■ Collected data:
——————————
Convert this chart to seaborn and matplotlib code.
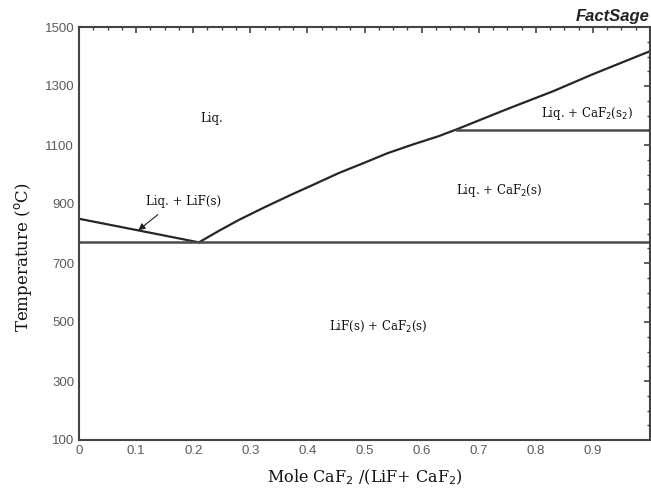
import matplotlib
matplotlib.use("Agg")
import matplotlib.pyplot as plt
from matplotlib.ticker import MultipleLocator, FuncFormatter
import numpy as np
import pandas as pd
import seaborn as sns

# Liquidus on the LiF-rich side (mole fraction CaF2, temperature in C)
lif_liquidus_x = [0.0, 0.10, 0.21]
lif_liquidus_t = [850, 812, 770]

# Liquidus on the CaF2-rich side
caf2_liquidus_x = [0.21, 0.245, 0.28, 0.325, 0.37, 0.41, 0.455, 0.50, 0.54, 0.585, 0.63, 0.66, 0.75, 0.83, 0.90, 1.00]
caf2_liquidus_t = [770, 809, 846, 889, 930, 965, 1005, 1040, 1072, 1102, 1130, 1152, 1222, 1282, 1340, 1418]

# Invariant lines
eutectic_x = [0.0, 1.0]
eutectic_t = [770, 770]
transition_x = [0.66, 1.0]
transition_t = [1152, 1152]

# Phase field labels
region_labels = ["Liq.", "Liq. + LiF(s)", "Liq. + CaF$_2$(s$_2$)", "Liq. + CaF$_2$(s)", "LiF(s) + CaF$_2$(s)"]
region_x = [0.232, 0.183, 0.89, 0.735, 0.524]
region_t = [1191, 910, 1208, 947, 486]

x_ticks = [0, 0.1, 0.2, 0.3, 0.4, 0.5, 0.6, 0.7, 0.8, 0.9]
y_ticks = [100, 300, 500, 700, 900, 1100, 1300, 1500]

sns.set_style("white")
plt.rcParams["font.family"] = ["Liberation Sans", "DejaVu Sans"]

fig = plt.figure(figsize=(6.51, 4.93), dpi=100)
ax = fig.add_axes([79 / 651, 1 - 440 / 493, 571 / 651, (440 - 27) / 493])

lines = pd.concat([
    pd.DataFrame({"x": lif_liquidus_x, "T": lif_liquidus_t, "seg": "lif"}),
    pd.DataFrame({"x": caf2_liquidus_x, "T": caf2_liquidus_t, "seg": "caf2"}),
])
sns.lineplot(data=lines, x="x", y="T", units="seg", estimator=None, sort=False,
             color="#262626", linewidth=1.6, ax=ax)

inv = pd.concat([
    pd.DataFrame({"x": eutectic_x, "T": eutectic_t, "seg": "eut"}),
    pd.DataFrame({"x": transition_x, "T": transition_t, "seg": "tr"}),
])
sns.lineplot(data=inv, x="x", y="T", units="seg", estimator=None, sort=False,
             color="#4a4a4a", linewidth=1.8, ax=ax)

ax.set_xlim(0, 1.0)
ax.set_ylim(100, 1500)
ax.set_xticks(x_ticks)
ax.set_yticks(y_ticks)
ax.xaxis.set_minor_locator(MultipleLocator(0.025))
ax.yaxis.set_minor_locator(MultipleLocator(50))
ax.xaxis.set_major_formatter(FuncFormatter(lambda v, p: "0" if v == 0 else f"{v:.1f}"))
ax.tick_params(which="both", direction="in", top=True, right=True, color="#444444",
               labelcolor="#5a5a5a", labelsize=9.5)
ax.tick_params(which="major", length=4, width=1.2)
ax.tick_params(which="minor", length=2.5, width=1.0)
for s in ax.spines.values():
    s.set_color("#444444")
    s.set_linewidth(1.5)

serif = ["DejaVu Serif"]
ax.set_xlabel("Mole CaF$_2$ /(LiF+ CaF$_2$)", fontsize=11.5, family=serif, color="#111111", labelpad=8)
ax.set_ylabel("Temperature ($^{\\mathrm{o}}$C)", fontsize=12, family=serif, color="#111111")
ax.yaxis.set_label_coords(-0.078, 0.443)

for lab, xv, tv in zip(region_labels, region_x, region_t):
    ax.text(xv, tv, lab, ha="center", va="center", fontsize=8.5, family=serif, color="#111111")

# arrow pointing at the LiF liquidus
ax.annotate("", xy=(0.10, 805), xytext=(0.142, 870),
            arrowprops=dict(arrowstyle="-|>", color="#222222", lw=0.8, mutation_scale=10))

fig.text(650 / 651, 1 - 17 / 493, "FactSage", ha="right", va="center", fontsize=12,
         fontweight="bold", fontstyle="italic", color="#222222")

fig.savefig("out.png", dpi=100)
——————————
■ What is asked:
Omit the pictures, then repeat exactly each line from the beginning of the listing through the line with "import seaborn as sns".

■ Result for this task:
Convert this chart to seaborn and matplotlib code.
import matplotlib
matplotlib.use("Agg")
import matplotlib.pyplot as plt
from matplotlib.ticker import MultipleLocator, FuncFormatter
import numpy as np
import pandas as pd
import seaborn as sns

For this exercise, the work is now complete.